After reigning world champion Jenson Button expressed his concerns over the late afternoon start time allocated to the Australian Grand Prix in order to satisfy television viewers in Europe, GPDA representatives admitted that they had little influence in pursuit of a change.
Speaking at the first official press conference of the Melbourne weekend, both Jarno Trulli and Mark Webber revealed that they had raised objections to the switch, but had had to toe the line set by the FIA.
"We raised our concerns last year but apparently nothing has changed," Trulli sighed, "There is very little you can do on the safety side on the track, apart from starting the race an hour earlier - which probably won't hurt anyone.
"We have given our opinion and that's it, [but] the FIA or whoever has decided to keep the twilight race at that time, so we just have to deal with it. This year, if we want to make a change for next year, we will say that we are very happy at the end of the race. That's the only way."
Webber appeared equally frustrated, and shared his rival's sarcastic approach to trying to get the start time switched to something more favourable.
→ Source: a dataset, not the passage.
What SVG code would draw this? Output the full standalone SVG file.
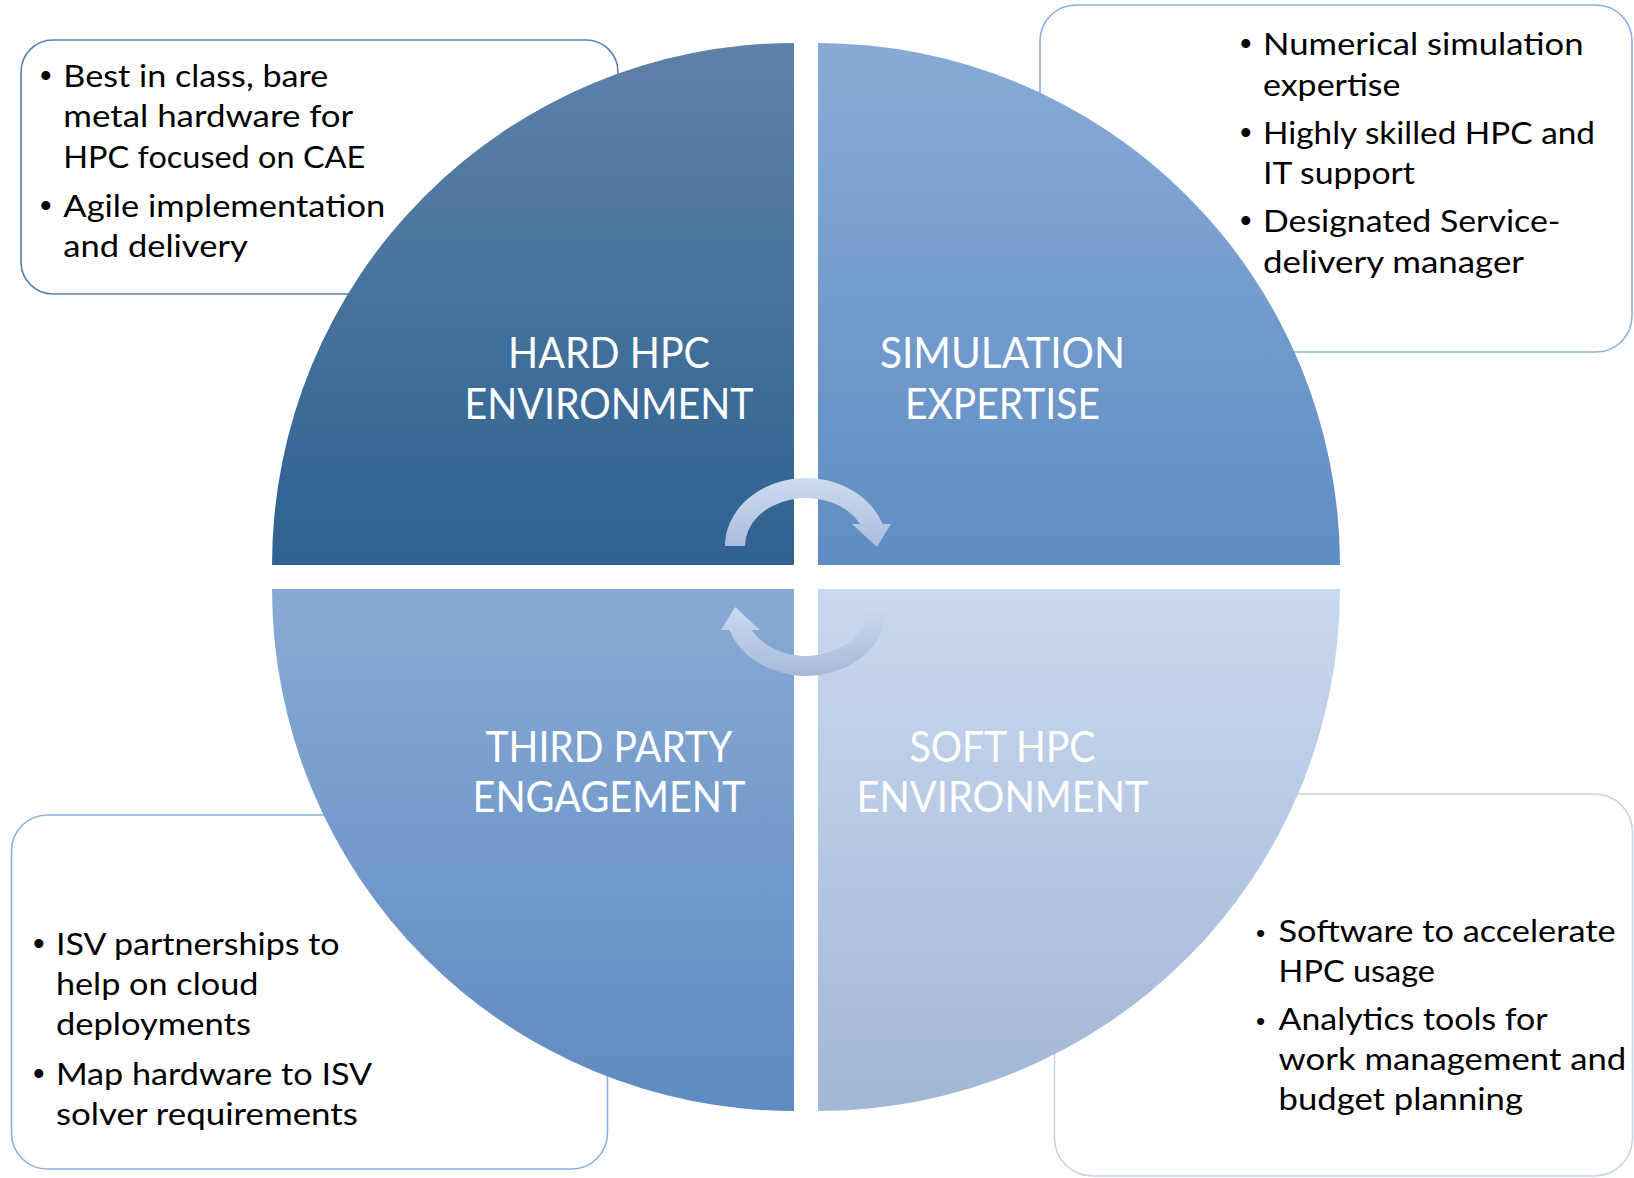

The Albert Park race was moved to a twilight slot last season in a bid to attract a bigger television audience in F1's European heartland, but meant that drivers had to contend with low sun in the closing stages. While appreciating the motives behind the decision, Webber echoed the claim that it was not taking the drivers' views - or general safety - into account.
"Jarno has hit it on the head," the Australian noted, "If you picked the best time to have a high speed sporting motor race event, obviously it's not when the sun is at eye level with us, but that's how it is for lots of different commercial reasons.
"As Jarno says, next time we say it's fantastic and we should say we should have the race at five o'clock at every race in the season and I think they will move it somewhere else."
Button's McLaren team-mate Lewis Hamilton, however, has attempted to play down the problem, claiming that racing into the sunset offered a unique challenge that made Melbourne different to other venues.
"It wasn't easy last year, but I think it adds something a little bit special," the 2008 world champion insisted, "As long as we have the correct visors, it's not going to be too much of a problem, and it is perhaps a bit better as it's a bit cooler."